Savills News

Top Prime Office Rents 31.4% Higher Than Those For Grade A Offices

Apac Premium Stands At 33.7%, Singapore In 7th Place With Premium At 21% 

In Savills’ latest quarterly Prime Office Costs report, rents for top prime office space* now average 31.4% over those for Grade A offices in markets across the world, with North America having the highest premium, at 62.5% above Grade A stock.

Gross prime office rents in major cities around the world have risen 3% in the past year (Q2 2023 to Q2 2024) while tenants’ ‘all-in’ net effective costs (rent plus fit-out costs) have risen 3.8%, as the structural trend towards seeking high quality premium office space continues. London (West End), Hong Kong, and New York (Midtown) remain the top three locations of the 35 markets Savills examines, compared to Q1 2024. (see Figure 1)

In Asia Pacific, the prime office rent stands at 33.7%, with Singapore in 7th place at a prime rent of 21%. Rental is lowest in Sydney and Seoul, at 13.5% and 20% respectively. In these markets, offices in high quality downtown buildings are already comparatively higher cost, and prime stock may not differentiate itself enough through sufficient amenities or prestige to warrant high premiums.

In Shenzhen and Beijing, prices exceed 70%, with top-tier offices remaining highly desirable to occupiers, although Savills notes that this high premium may begin to erode as rents have begun to decline in some prime Chinese locations.

In Asia Pacific, net effective costs have remained flat in Q2, at 0%. This is primarily due to several major Chinese markets recording significant cost declines this quarter. Shenzhen has seen the largest decline of -4.4%, as many occupiers in China focus on reducing operational costs, putting downward pressure on rents. Outside of these markets, the region is seeing strong net effective cost growth. Seoul, in particular, is seeing growth of 5.7% this quarter driven by strong demand and limited new supply pipeline. Singapore sees a marginal growth of 0.3% this quarter.

Kelcie Sellers, Associate Director in Savills World Research team, says, “Looking to the second half of 2024, we expect a continued flight to prime spaces. However, increased fit out costs and macroeconomic uncertainty may loom in the background of real estate decisions for the foreseeable future. Landlord concessions are likely to continue to favour tenants in markets where availability remains high, but in supply-constrained markets, we expect concessions to begin dropping and rents to rise.”

Ashley Swan, Executive Director, Commercial, Savills Singapore says, “Despite the continued lack of overall net demand and slow movement in the market, we have seen that prime buildings are still able to command higher rents due to their existing occupancy remaining healthy and occupiers looking to upgrade to a better building when opportunities arise.
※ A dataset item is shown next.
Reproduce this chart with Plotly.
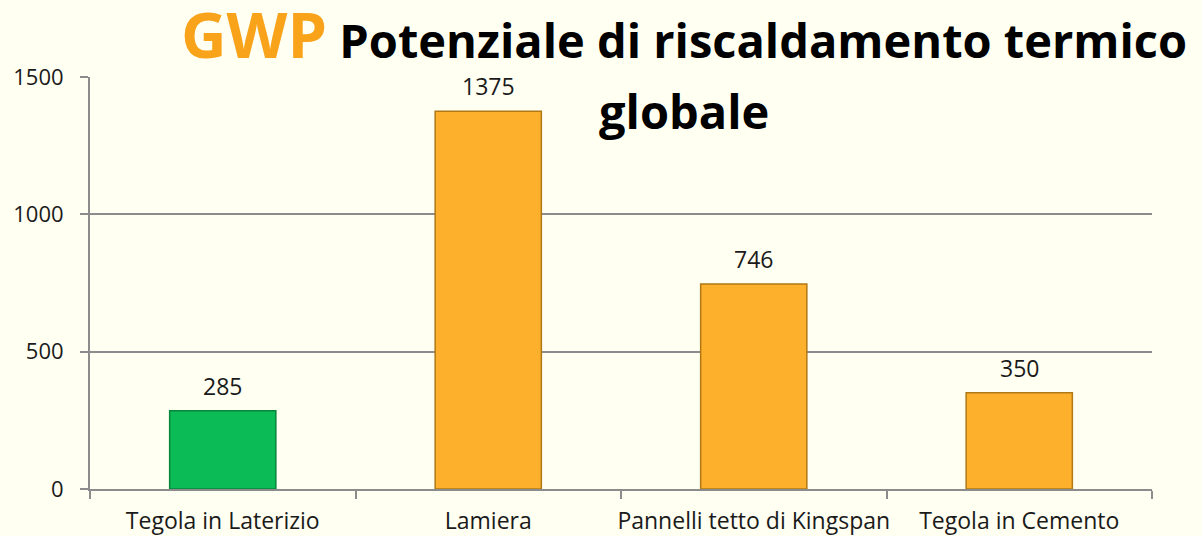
"""
GWP bar chart - Potenziale di riscaldamento termico globale.
"""
import plotly.graph_objects as go

# Data
categories = ["Tegola in Laterizio", "Lamiera", "Pannelli tetto di Kingspan", "Tegola in Cemento"]
gwp_values = [285, 1375, 746, 350]
bar_colors = ["#0BBB55", "#FDB02B", "#FDB02B", "#FDB02B"]
edge_colors = ["#07863C", "#B07817", "#B07817", "#B07817"]
y_ticks = [0, 500, 1000, 1500]

BG = "#FFFFF2"
GRID = "#8C8C8C"
FONT = "Open Sans, sans-serif"

# plot area in pixels (used to place the title above it)
PLOT_TOP, PLOT_BOTTOM = 77, 489


def paper_y(px):
    """pixel row -> paper y coordinate"""
    return (PLOT_BOTTOM - px) / (PLOT_BOTTOM - PLOT_TOP)


fig = go.Figure()

fig.add_trace(go.Bar(
    x=categories,
    y=gwp_values,
    width=0.4,
    marker=dict(color=bar_colors, line=dict(color=edge_colors, width=1.5)),
    hoverinfo="x+y",
))

# value labels above the bars
for cat, val in zip(categories, gwp_values):
    fig.add_annotation(
        x=cat, y=val, text=str(val),
        showarrow=False, yanchor="bottom", yshift=7,
        font=dict(family=FONT, size=23, color="#1A1A1A"),
    )

# title, two lines, centred off the plot centre like the original
fig.add_annotation(
    xref="paper", yref="paper", x=0.559, y=paper_y(33), yanchor="middle",
    text="<span style='color:#F9A31B;font-size:63px'>GWP</span> Potenziale di riscaldamento termico",
    showarrow=False,
    font=dict(family=FONT, size=47, color="#000000", weight="bold"),
)
fig.add_annotation(
    xref="paper", yref="paper", x=0.559, y=paper_y(111), yanchor="middle",
    text="globale",
    showarrow=False,
    font=dict(family=FONT, size=47, color="#000000", weight="bold"),
)

fig.update_layout(
    width=1202,
    height=536,
    paper_bgcolor=BG,
    plot_bgcolor=BG,
    margin=dict(l=90, r=50, t=PLOT_TOP, b=536 - PLOT_BOTTOM),
    showlegend=False,
    font=dict(family=FONT, color="#1A1A1A"),
)

fig.update_xaxes(
    showline=True, linecolor=GRID, linewidth=2,
    ticks="outside", tickson="boundaries", ticklen=8, tickwidth=2, tickcolor=GRID,
    tickangle=0, automargin=False, ticklabelstandoff=10,
    tickfont=dict(family=FONT, size=23, color="#1A1A1A"),
    showgrid=False,
)
fig.update_yaxes(
    range=[0, 1500], tickvals=y_ticks,
    showline=True, linecolor=GRID, linewidth=2,
    ticks="outside", ticklen=8, tickwidth=2, tickcolor=GRID,
    showgrid=True, gridcolor=GRID, gridwidth=2,
    zeroline=False, automargin=False, ticklabelstandoff=12,
    tickfont=dict(family=FONT, size=22, color="#1A1A1A"),
)

# drop the default page margin so the figure sits at the window corner
fig.write_html(
    "out.html",
    config={"displayModeBar": False},
    post_script="document.body.style.margin='0';document.body.style.background='#FFFFF2';",
)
Superior green credentials have also contributed to prime building’s increased attraction and cost.”

Alan Cheong, Executive Director, Research & Consultancy at Savills Singapore adds, “Singapore’s office market rents continued rising, albeit at a low rate, because of the relative dearth of new supply at the start of the year enhanced landlords’ confidence, and when new supply entered the market in Q2,2024, the holding power of the new building owners were strong and who did not yield to low ball offers. Overall, these twin conditions are likely to tide us through the year with rents ranging from -1% to +1% with the top of class grade offices sporting renting increases.”